At the financial-statement level, the answer isn't as obvious. Iirc, IBM suggested a measure like inventory turnover. Yes, if you speed up production, certainly you can react to an increase in sales better; but what I believe we're really talking about is a derivative effect: for example, a change in the level of sales OVER a change in cost of goods sold, or a percent change in product mix over the percent change in cost of goods sold, or change in financial leverage over change in revenues (a proxy for the ability to introduce better new products faster?).
So I wonder if financial analysts shouldn't take a crack at the problem of measuring a firm's agility. It would certainly be interesting to figure out if some earnings surprises could have been partially preducted by a company's relative agility, or lack of it.
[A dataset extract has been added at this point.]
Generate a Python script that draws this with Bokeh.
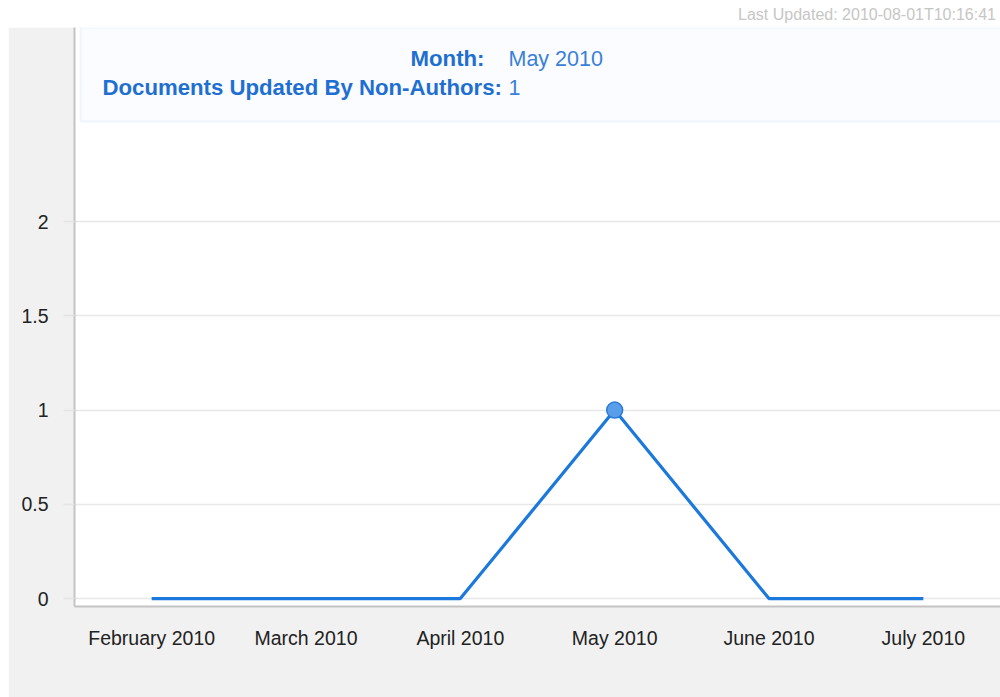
from bokeh.plotting import figure
from bokeh.models import (FactorRange, Range1d, FixedTicker, BoxAnnotation, Label,
                          Div, Column, ColumnDataSource)
from bokeh.embed import file_html
from bokeh.resources import INLINE

# ---------------- data ----------------
months = ["February 2010", "March 2010", "April 2010", "May 2010", "June 2010", "July 2010"]
docs_updated = [0, 0, 0, 1, 0, 0]
yticks = [0, 0.5, 1, 1.5, 2]
ytick_labels = ["0", "0.5", "1", "1.5", "2"]
highlight_index = 3
tooltip_keys = ["Month:", "Documents Updated By Non-Authors:"]
last_updated = "Last Updated: 2010-08-01T10:16:41"

# ---------------- layout constants ----------------
PAGE_W = 1000
TOP_H = 27
LEFT_GAP = 8
FIG_W, FIG_H = PAGE_W - LEFT_GAP, 697 - TOP_H
B_LEFT, B_BOTTOM = 66, 91
FRAME_W = FIG_W - B_LEFT
FRAME_H = FIG_H - B_BOTTOM
Y0, Y1 = -0.042, 3.03
FONT = "Liberation Sans"
BG = "#f1f1f1"
LINE_BLUE = "#1b78dc"
TIP_KEY = "#1f6fd2"
TIP_VAL = "#3a80d8"

def px_x(px):   # pixels from frame left -> synthetic categorical coord
    return px * len(months) / FRAME_W

def px_y(px):   # pixels from frame top -> data y
    return Y1 - px * (Y1 - Y0) / FRAME_H

src = ColumnDataSource(dict(x=months, y=docs_updated))
hl = ColumnDataSource(dict(x=[months[highlight_index]], y=[docs_updated[highlight_index]]))

p = figure(width=FIG_W, height=FIG_H, output_backend="svg", toolbar_location=None,
           x_range=FactorRange(*months), y_range=Range1d(Y0, Y1),
           min_border_left=B_LEFT, min_border_right=0, min_border_top=0,
           min_border_bottom=B_BOTTOM, margin=(0, 0, 0, LEFT_GAP))
p.border_fill_color = BG
p.background_fill_color = "white"
p.outline_line_color = None

# grid
p.xgrid.grid_line_color = None
p.ygrid.grid_line_color = "#e8e8e8"
p.ygrid.grid_line_width = 1.5
p.yaxis.ticker = FixedTicker(ticks=yticks)
p.yaxis.major_label_overrides = {t: l for t, l in zip(yticks, ytick_labels)}

# axes
for ax in (p.xaxis[0], p.yaxis[0]):
    ax.axis_line_color = "#c4c4c4"
    ax.axis_line_width = 2
    ax.minor_tick_line_color = None
    ax.major_label_text_font = FONT
    ax.major_label_text_font_size = "19.5px"
    ax.major_label_text_color = "#222222"
p.yaxis.major_tick_in = 0
p.yaxis.major_tick_out = 11
p.yaxis.major_tick_line_color = "#e4e4e4"
p.yaxis.major_tick_line_width = 1.5
p.yaxis.major_label_standoff = 15
p.xaxis.major_tick_line_color = None
p.xaxis.major_tick_in = 0
p.xaxis.major_tick_out = 0
p.xaxis.major_label_standoff = 20
p.xaxis.major_label_overrides = {months[highlight_index]: ""}

# highlighted x label (hover state)
p.add_layout(Label(x=highlight_index + 0.5, y=px_y(FRAME_H + 20), text=months[highlight_index],
                   text_align="center", text_baseline="top", text_font=FONT,
                   text_font_size="19.5px", text_color="#4a8fe0"))

# series
p.line("x", "y", source=src, line_color=LINE_BLUE, line_width=3.2)
p.scatter("x", "y", source=hl, size=16, fill_color="#5a9de8", line_color="#2b7bd8",
          line_width=1.5)

# tooltip box
p.add_layout(BoxAnnotation(left=px_x(6), right=px_x(FRAME_W + 20), top=Y1, bottom=px_y(94),
                           fill_color="#fafcff", fill_alpha=1.0,
                           line_color="#cfe0f6", line_width=2))
p.add_layout(Label(x=px_x(410), y=px_y(31), text=tooltip_keys[0], text_align="right",
                   text_baseline="middle", text_font=FONT, text_font_style="bold",
                   text_font_size="22.2px", text_color=TIP_KEY))
p.add_layout(Label(x=px_x(434), y=px_y(31), text=months[highlight_index], text_align="left",
                   text_baseline="middle", text_font=FONT,
                   text_font_size="21.5px", text_color=TIP_VAL))
p.add_layout(Label(x=px_x(28), y=px_y(60), text=tooltip_keys[1], text_align="left",
                   text_baseline="middle", text_font=FONT, text_font_style="bold",
                   text_font_size="22.2px", text_color=TIP_KEY))
p.add_layout(Label(x=px_x(434), y=px_y(60), text=str(docs_updated[highlight_index]),
                   text_align="left", text_baseline="middle", text_font=FONT,
                   text_font_size="21.5px", text_color=TIP_VAL))

div = Div(text=last_updated, width=PAGE_W, height=TOP_H, margin=(0, 0, 0, 0),
          styles={"text-align": "right", "color": "#c6c6c6",
                  "font-family": "'Liberation Sans', Arial, sans-serif",
                  "font-size": "16px", "line-height": "16px",
                  "padding-top": "7px", "padding-right": "4px",
                  "box-sizing": "border-box"})

layout = Column(div, p, spacing=0)
open("out.html", "w").write(file_html(layout, INLINE))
At the level of the economy, I guess I don't see an obvious application so far. Measures of frictional unemployment over total employment, I would think, would serve as a interesting take both on how much economic change is going on and to what extent comparative advantage is shifting. But I'm not sure that they would also serve to get at how well and how quickly a nation's economy is responding to these changes. I suppose we could look at companies' gross margin changes over the short term in a particular industry compared to overall industry gross margin changes to guess at each company's relative agility in responding to changes in the industry. However, that's not a good cross-industry yardstick...
And finally, is this something where unforeseen factors make any measurement iffy? If what drives long-term success is innovation, which is driven by luck, then you can be very agile and still lose out to a competitor who is moderately agile and comes up with a couple of once-in-a-genertion market-defining good new products.
Everyone talks about the weather, Mark Twain said, but nobody does anything about it. Well, everyone's talking about agility, and lots of people are doing something about it; but I don't think anybody really knows how effective their efforts are. Ideas, anyone?